Thursday, January 31, 2013

Its Convoluted

I'm so ridiculously close to having my thesis done its ridiculous. I'm crazy not to just finish it up. So why am I writing this? I'm not sure.

I stayed up really late last night trying to finish episode 61 of OSMP. I got pretty frustrated with Ardour3 but I think it may have been a result of creating the project in 48khz sampling the recording and mixing everything at 44.1khz. Anyway its out now so go have a listen. I talk a little about IRC a lot about convolution and impulse responses (IRs), and a little about the next Tunestorm. I'm not going to stenograph everything I said in those wee hours of the morning, you can go listen to it, but I'd like to add a few things here.

Convolution, actually was the subject of my first honors project at USU. The honors program was pretty useless, but this project was good, and I wouldn't have done it without the honors requirements, but thats all another story. Bottom line: I think convolution is awesome in the nerdiest sort of way.
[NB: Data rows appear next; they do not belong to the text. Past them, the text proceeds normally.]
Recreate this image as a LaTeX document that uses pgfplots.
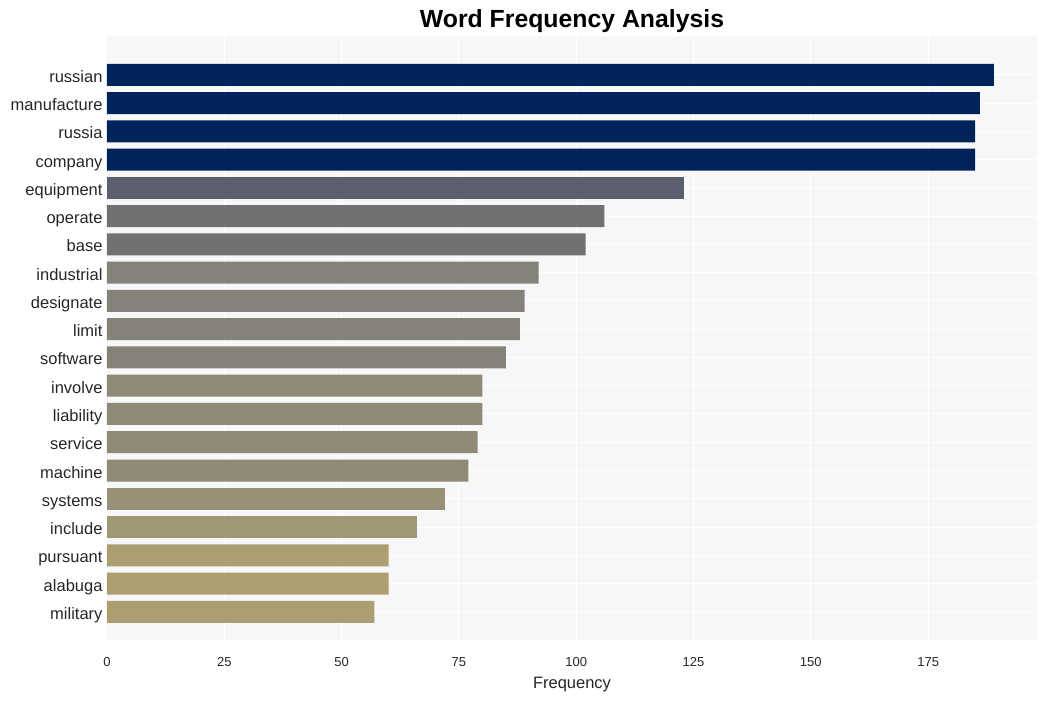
\documentclass[border=0pt]{standalone}
\usepackage{fontspec}
\setmainfont{Liberation Sans}
\usepackage{pgfplots}
\pgfplotsset{compat=1.18}

\definecolor{bgc}{HTML}{F7F7F7}
\definecolor{txt}{HTML}{262626}
\definecolor{c1}{HTML}{00235A}
\definecolor{c2}{HTML}{5C5F6E}
\definecolor{c3}{HTML}{717174}
\definecolor{c4}{HTML}{858279}
\definecolor{c5}{HTML}{8F8A77}
\definecolor{c6}{HTML}{999175}
\definecolor{c7}{HTML}{A09774}
\definecolor{c8}{HTML}{AB9F72}

\begin{document}
\begin{tikzpicture}
\useasboundingbox (-107pt,-61pt) rectangle (940pt,640pt);
\begin{axis}[
  scale only axis,
  width=930pt, height=604pt,
  xmin=0, xmax=198.2,
  ymin=-1.38, ymax=20.0,
  y dir=reverse,
  xbar, bar shift=0pt, bar width=22pt,
  axis background/.style={fill=bgc},
  axis line style={draw=none},
  major tick length=0pt,
  xtick={0,25,...,175},
  ytick={0,...,19},
  yticklabels={russian,manufacture,russia,company,equipment,operate,base,industrial,designate,limit,software,involve,liability,service,machine,systems,include,pursuant,alabuga,military},
  xmajorgrids, ymajorgrids,
  grid style={white, line width=1pt},
  /pgf/number format/assume math mode=true,
  xticklabel style={font=\fontsize{13}{15}\selectfont, text=txt, yshift=-14pt},
  yticklabel style={font=\fontsize{16.5}{18}\selectfont, text=txt, text height=11pt, text depth=3pt, xshift=-1pt, yshift=-3.5pt},
  xlabel={Frequency},
  xlabel style={font=\fontsize{16.5}{18}\selectfont, text=txt, yshift=-4pt},
  title={Word Frequency Analysis},
  title style={font=\bfseries\fontsize{24.8}{28}\selectfont, anchor=base, at={(0.5,1)}, yshift=3pt},
]
\addplot[fill=c1, draw=none] coordinates {(189,0) (186,1) (185,2) (185,3)};
\addplot[fill=c2, draw=none] coordinates {(123,4)};
\addplot[fill=c3, draw=none] coordinates {(106,5) (102,6)};
\addplot[fill=c4, draw=none] coordinates {(92,7) (89,8) (88,9) (85,10)};
\addplot[fill=c5, draw=none] coordinates {(80,11) (80,12) (79,13) (77,14)};
\addplot[fill=c6, draw=none] coordinates {(72,15)};
\addplot[fill=c7, draw=none] coordinates {(66,16)};
\addplot[fill=c8, draw=none] coordinates {(60,17) (60,18) (57,19)};
\end{axis}
\end{tikzpicture}
\end{document}
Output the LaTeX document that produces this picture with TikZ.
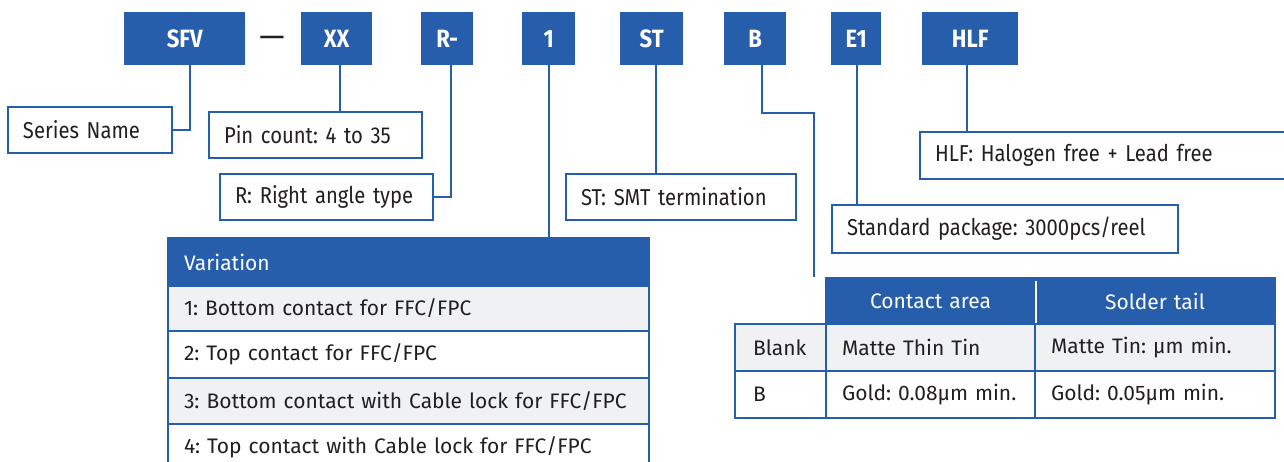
\documentclass[tikz,border=0pt]{standalone}
\usepackage{fontspec}
\setmainfont{Fira Sans}
\newfontfamily\narrow{Fira Sans}[FakeStretch=0.88]
\definecolor{fblue}{RGB}{38,94,172}
\definecolor{rowgray}{RGB}{240,241,243}
\definecolor{ink}{RGB}{35,31,32}
\frenchspacing

\begin{document}
\begin{tikzpicture}[x=1pt,y=-1pt]
  \useasboundingbox (0,0) rectangle (1284,461);
  \clip (0,0) rectangle (1284,461);

  % part number
  \begin{scope}[every node/.style={rectangle, fill=fblue, text=white, anchor=north west, inner sep=0pt, minimum height=53pt, font=\narrow\bfseries\fontsize{25}{28}\selectfont}]
    \node [minimum width=121pt] (sfv) at (124,12) {SFV};
    \node [minimum width=71pt] (xx) at (301,12) {XX};
    \node [minimum width=52pt] (rr) at (421,12) {R-};
    \node [minimum width=53pt] (one) at (522,12) {1};
    \node [minimum width=63pt] (st) at (620,12) {ST};
    \node [minimum width=62pt] (bb) at (724,12) {B};
    \node [minimum width=50pt] (eone) at (831,12) {E1};
    \node [minimum width=96pt] (hlf) at (922,12) {HLF};
  \end{scope}
  \node [text=ink, font=\fontsize{32}{34}\selectfont] (dash) at (272,42) {—};

  % descriptions
  \begin{scope}[every node/.style={rectangle, draw=fblue, line width=2pt, fill=white, text=ink, anchor=north west, inner xsep=15pt, inner ysep=0pt, minimum height=46pt, align=left, font=\narrow\fontsize{23}{26}\selectfont}]
    \node [text width=134pt] (series) at (7,106) {Series Name};
    \node [text width=183pt] (pin) at (208,111) {Pin count: 4 to 35};
    \node [text width=183pt] (rat) at (219,173) {R: Right angle type};
    \node [text width=200pt] (smt) at (565,173) {ST: SMT termination};
    \node [text width=316pt, minimum height=48pt] (pkg) at (831,204) {Standard package: 3000pcs/reel};
    \node [text width=351pt, minimum height=47pt] (free) at (919,131) {HLF: Halogen free + Lead free};
  \end{scope}

  % variation table
  \begin{scope}[every node/.style={rectangle, draw=fblue, line width=2pt, text=ink, anchor=north west, inner xsep=16pt, inner ysep=0pt, text width=449pt, align=left, font=\fontsize{21}{24}\selectfont}]
    \node [fill=fblue, text=white, minimum height=48pt] (var) at (167,237) {Variation};
    \node [fill=rowgray, minimum height=45pt] (varone) at (167,285) {1: Bottom contact for FFC/FPC};
    \node [fill=white, minimum height=47pt] (vartwo) at (167,330) {2: Top contact for FFC/FPC};
    \node [fill=rowgray, minimum height=46pt] (varthree) at (167,377) {\mbox{3: Bottom contact with Cable lock for FFC/FPC}};
    \node [fill=white, minimum height=46pt] (varfour) at (167,423) {4: Top contact with Cable lock for FFC/FPC};
  \end{scope}

  % plating table
  \begin{scope}[every node/.style={rectangle, draw=fblue, line width=2pt, text=ink, anchor=north west, inner ysep=0pt, align=left, font=\fontsize{21}{24}\selectfont}]
    \node [fill=fblue, text=white, minimum height=46pt, text width=209pt, inner xsep=0pt, align=center] (area) at (825,277) {Contact area};
    \node [fill=fblue, text=white, minimum height=46pt, text width=240pt, inner xsep=0pt, align=center] (tail) at (1034,277) {Solder tail};
    \node [fill=rowgray, minimum height=47pt, text width=73pt, inner xsep=18pt] (blank) at (734,323) {Blank};
    \node [fill=rowgray, minimum height=47pt, text width=177pt, inner xsep=16pt] (blankarea) at (825,323) {Matte Thin Tin};
    \node [fill=rowgray, minimum height=47pt, text width=208pt, inner xsep=16pt] (blanktail) at (1034,323) {Matte Tin: µm min.};
    \node [fill=white, minimum height=47pt, text width=73pt, inner xsep=18pt] (gold) at (734,370) {B};
    \node [fill=white, minimum height=47pt, text width=177pt, inner xsep=16pt] (goldarea) at (825,370) {\mbox{Gold: 0.08µm min.}};
    \node [fill=white, minimum height=47pt, text width=208pt, inner xsep=16pt] (goldtail) at (1034,370) {Gold: 0.05µm min.};
  \end{scope}
  \draw [white, line width=2pt] ([yshift=-4pt]area.north east) -- ([yshift=2pt]area.south east);

  % leaders
  \begin{scope}[fblue, line width=2pt]
    \draw ([xshift=5pt]sfv.south) |- (series.east);
    \draw ([xshift=3pt]xx.south) -- ([xshift=3pt]xx.south |- pin.north);
    \draw ([xshift=4pt]rr.south) |- (rat.east);
    \draw (one.south) -- (one.south |- var.north);
    \draw ([xshift=4pt]st.south) -- ([xshift=4pt]st.south |- smt.north);
    \coordinate (bturn) at (814,113);
    \draw ([xshift=7pt]bb.south) |- (bturn) -- (bturn |- area.north);
    \draw ([xshift=1pt]eone.south) -- ([xshift=1pt]eone.south |- pkg.north);
    \draw ([xshift=-3pt]hlf.south) -- ([xshift=-3pt]hlf.south |- free.north);
  \end{scope}
\end{tikzpicture}
\end{document}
In the episode I talk a fair bit about the theory, but forgot several applications that I wanted to mention. I used the IR reverb plugin for all the demonstration in the podcast, but there are lots more ways to convolve. Some notable ones I've used are the jconvolver engine in Guitarix, and the convolutron in Rakarrack. The jconvolver is more a frontend in Guitarix. Last I checked at least, you had to configure it with the dialog then click go and the settings apply, which means no realtime tweaking fun. The rakarrack convolver was heavily optimized so that you can downsample to get most of the benefits without quite so much computation, though its probably the heaviest effect in the rack. I've never really tried to add my own impulse to it either so I can't comment on how that goes, but the presets built in sound nice. Now you are aware of some other convolution options, really when it comes to mixing I think IR hands down is the convolution plugin to reach for.

Another thing I discuss was making my own impulse responses. For synthetic IRs I've used gnu octave, the FLOSS equivalent of Matlab. And JSYK I love octave. For those inlined here is the script I used:

%synthetic Impulse Response File generator
fs = 48000;%sample rate
nsamples2 = 2*fs;%2 second ir
hz = 440;
del = .5;

sines = sin(2*pi*hz/fs*(1:nsamples2));
delay = zeros(1,nsamples2);

chirpup = chirp(0:1/fs:2,300,2,15000);
chirpdn = chirp(0:1/fs:2,15000,2,300);

noise = rand(1,nsamples2);


Save that as ir.m or something.m open octave in a terminal in that directory and simply run the command ir.m. In the directory you will have several wav files that work as IRs, You can change lengths and sampling rate and all that.

Some comments on the podcast taught/reminded me new ways to make your own IRs measured from whatever spaces you want. The first was to pop a balloon and record the response. Its close enough to an impulse to get a pretty good sample I hear.

The other way which is more common today is deconvolution. This is basically unconvolving a known signal to figure out what the IR is. Usually the known signal is a sine sweep (a really slow chirp signal). This way the calculated IR has all the harmonics. The downside of this is you are actually measuring the IR of your speakers playing in the room being recorded through your mic. If you have really accurate stuff you'll have the response, but I imagine any condenser with a full range monitor system would be good enough to use. You don't really want to hear reverb anyway. Its the sort of thing that should be in the background, you're much more likely to notice when its not there at all.

There is a program that makes this easy! Qloud is designed for measuring loudspeaker performance to aid in design. But the way it takes measurements is a long sine sweep (sound familiar?). Set it from 20hz to 22khz, let her rip and whamo! One of the outputs is an impulse response! Its not very clear how to export the IR, but the secret is, qloud is actually just storing 2 IRs for every measurement. Make note of the working directory in the main window and the measurement number you want and in said directory will be #impulse trimmed.wav. That will do it. Just load it into IR and it will sound like whatever room you measured, without taking off your headphones.